What I would say is this: Landis did a number of things beside push aside segregation. He brought order and responsibility to a sport that had been largely lawless. Yes, he cleaned the gamblers out (or at least gave the impression that he did which--as Bud Selig would tell you, is just as important), but he also did his part to straighten out owner corruption, fought for players' rights (to some extent) and did his best to wipe out collusion in baseball (not that he succeeded completely). What is ironic about Landis is that while his racial attitudes kept baseball in the 19th century with regards to race, most of his policies helped to move the game into the 20th century in terms of competition, compensation, and industry.

That, I must make clear, does not erase what his racism accomplished. Segregation, as I wrote earlier, is far and away the biggest blight on baseball in the history of the game. Period. However, what do we gain by recasting a man as a villain when the truth is much more complex. If a man is unilaterally and vehemently racist in 2010 he is a terrible person. That we can all agree on (except, I suppose, those who are unilaterally and vehemently racist). If a person was unilaterally and vehemently racist in, let's say, 1776, he may or may not be a terrible person, but it is not completely on account of his racism. That, nearly everyone would agree (at least those who don't cast Thomas Jefferson as a monster of history. Granted, there are some who do).

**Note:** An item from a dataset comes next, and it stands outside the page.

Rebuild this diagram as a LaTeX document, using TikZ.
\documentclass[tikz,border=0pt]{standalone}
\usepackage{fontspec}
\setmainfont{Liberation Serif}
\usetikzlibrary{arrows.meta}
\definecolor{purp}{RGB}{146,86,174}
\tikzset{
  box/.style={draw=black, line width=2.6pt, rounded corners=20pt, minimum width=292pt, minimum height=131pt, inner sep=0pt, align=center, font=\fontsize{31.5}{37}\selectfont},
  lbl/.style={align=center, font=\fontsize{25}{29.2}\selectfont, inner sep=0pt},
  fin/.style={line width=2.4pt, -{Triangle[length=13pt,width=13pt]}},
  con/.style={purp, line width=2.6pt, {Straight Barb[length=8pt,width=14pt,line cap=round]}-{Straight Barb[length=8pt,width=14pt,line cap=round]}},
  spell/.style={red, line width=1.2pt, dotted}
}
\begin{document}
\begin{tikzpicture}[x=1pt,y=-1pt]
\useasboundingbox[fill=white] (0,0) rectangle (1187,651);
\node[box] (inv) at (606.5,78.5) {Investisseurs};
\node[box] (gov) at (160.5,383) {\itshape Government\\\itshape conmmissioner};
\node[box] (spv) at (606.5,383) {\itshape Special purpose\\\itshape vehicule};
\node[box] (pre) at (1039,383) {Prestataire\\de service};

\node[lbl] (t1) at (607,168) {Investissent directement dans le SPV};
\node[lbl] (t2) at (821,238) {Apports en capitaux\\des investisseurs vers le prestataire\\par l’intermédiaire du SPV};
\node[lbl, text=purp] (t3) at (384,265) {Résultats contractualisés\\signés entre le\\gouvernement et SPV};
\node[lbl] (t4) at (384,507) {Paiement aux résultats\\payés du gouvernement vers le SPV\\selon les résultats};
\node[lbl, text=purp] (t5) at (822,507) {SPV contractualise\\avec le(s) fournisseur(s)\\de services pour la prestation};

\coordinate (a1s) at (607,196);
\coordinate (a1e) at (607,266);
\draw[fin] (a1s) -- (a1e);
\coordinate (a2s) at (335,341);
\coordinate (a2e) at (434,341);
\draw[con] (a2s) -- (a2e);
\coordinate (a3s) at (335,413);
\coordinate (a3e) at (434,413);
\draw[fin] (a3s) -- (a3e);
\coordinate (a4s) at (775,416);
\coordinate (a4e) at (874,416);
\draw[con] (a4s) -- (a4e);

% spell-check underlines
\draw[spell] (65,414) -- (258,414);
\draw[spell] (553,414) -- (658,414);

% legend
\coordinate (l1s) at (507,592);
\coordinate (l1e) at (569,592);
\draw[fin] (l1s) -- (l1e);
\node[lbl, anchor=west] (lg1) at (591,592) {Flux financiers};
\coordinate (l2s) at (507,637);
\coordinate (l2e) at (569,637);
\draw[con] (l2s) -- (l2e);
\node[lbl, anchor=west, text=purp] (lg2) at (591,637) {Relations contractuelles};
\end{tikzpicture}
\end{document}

But where does that leave the middle years? I'm not going to condescend to you as if you didn't know that "things were different then." Because by the time Landis was around, things looked a lot more like 2010 in regard to race relations than 1776. But the point is there is a nuance that is missing in any discussion of race that singlemindedly adheres to a single idea. "If you were for segregation in 1923 you are racist. If you were racist in 1923 you were bad." I don't get that mentality. Landis was in a position to heal the game w/r/t segregation and didn't. He shouldn't be honored for that. But should he be censured for that at the expense of his other accomplishments? When Landis had the MVP named after him, certainly no one was trying to honor his commitment to segregation (at least, not in itself). And if we were to demand the award be stripped of his name, we would be lobbying not to reverse the honoration, but to change the nature of it. From a refusal to recognize the nuances of the issue.

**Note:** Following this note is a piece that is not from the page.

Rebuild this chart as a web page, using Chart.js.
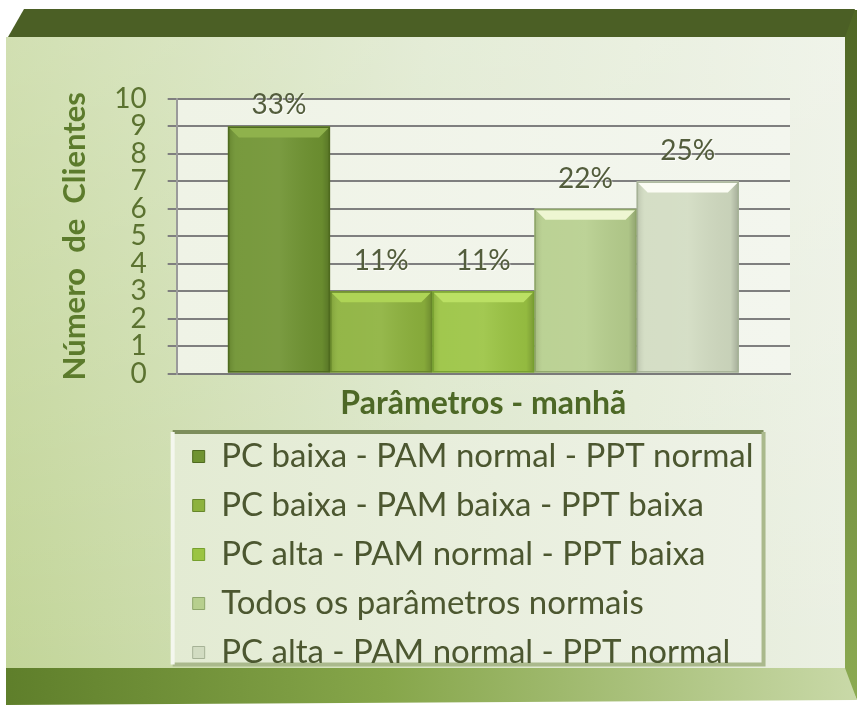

How does this relate to Hunter? Maybe it doesn't. But I think we have to look at this issue fairly carefully. Hunter is being singleminded about the cause of the dearth of black athletes in the MLB. That nearly everyone can agree on. But are we also being singleminded? The one thing that grates on me more than anything is when a person of color complains that something is racially offensive to them and some pundit (almost always white) says, "Why do we have to see racism in everything?"

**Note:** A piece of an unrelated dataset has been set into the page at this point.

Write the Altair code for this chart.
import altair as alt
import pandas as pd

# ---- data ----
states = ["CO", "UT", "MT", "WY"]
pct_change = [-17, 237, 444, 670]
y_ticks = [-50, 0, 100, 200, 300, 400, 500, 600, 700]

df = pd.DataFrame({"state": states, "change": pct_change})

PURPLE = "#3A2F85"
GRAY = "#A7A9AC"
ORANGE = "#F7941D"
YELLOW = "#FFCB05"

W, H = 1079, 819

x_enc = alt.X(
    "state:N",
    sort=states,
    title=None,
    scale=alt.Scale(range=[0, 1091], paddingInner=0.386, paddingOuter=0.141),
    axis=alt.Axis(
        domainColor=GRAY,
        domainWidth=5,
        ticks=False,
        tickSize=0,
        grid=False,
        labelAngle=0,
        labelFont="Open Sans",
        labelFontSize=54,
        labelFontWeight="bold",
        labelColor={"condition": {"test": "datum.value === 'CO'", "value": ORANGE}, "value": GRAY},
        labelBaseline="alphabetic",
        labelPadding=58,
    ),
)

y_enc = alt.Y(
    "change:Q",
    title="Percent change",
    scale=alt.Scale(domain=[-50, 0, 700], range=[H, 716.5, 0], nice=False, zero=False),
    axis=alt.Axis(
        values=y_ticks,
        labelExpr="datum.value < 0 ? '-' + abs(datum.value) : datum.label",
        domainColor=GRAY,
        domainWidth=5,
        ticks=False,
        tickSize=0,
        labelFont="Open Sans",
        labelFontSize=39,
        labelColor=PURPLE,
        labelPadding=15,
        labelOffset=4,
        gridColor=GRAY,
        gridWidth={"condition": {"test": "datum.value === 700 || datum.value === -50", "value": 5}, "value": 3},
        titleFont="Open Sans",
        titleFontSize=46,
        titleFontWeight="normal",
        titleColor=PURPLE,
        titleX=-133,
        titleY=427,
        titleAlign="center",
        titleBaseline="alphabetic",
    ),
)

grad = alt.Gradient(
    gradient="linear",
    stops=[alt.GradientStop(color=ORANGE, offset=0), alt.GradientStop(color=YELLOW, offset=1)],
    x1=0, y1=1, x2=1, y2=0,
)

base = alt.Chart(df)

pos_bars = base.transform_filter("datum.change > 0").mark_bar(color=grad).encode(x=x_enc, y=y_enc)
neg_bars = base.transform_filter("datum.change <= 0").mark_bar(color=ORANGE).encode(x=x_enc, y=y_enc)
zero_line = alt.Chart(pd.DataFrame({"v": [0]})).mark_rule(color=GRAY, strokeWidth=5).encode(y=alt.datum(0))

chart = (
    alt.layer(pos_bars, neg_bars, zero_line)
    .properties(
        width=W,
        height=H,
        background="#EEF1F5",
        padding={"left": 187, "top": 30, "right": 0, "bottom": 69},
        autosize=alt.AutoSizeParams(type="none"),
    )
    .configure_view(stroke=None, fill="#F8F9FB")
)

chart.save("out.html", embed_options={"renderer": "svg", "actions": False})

What that jackass needs to be told is that we "have to see racism in everything" because racism is everywhere in America. This is a country with racism deep in its roots. It is here. In some ways it is stronger now than ever because it can never be acknowledged without forces pushing hard in every direction for silence. If something is racially offensive to someone it may be because they're being too sensitive. Or it might be because they have more reason than you to be aware of the various suggestions that stimulus holds which remind them of racial tension they have felt in their own life.

Torii Hunter suggests that baseball's lack of black players is racially motivated. We shrug it off as a paraonid person seeing racism where it is not. But racism is everywhere in baseball's history. Is it so silly to think it's completely gone? If Torii Hunter ever wins the MVP award (and I hope to God he doesn't because I hate the fucking Angels) he'll be receiving an award named after a man who fought tooth and nail to keep people like Hunter out of the game (and who allowed people like Al Lopez into the game). Is it silly to insist that that has anything to do with the way things are now? Perhaps. Probably. I would disagree with anyone who insists that he's right.

But I would argue that it's just as silly to insist that he's wrong.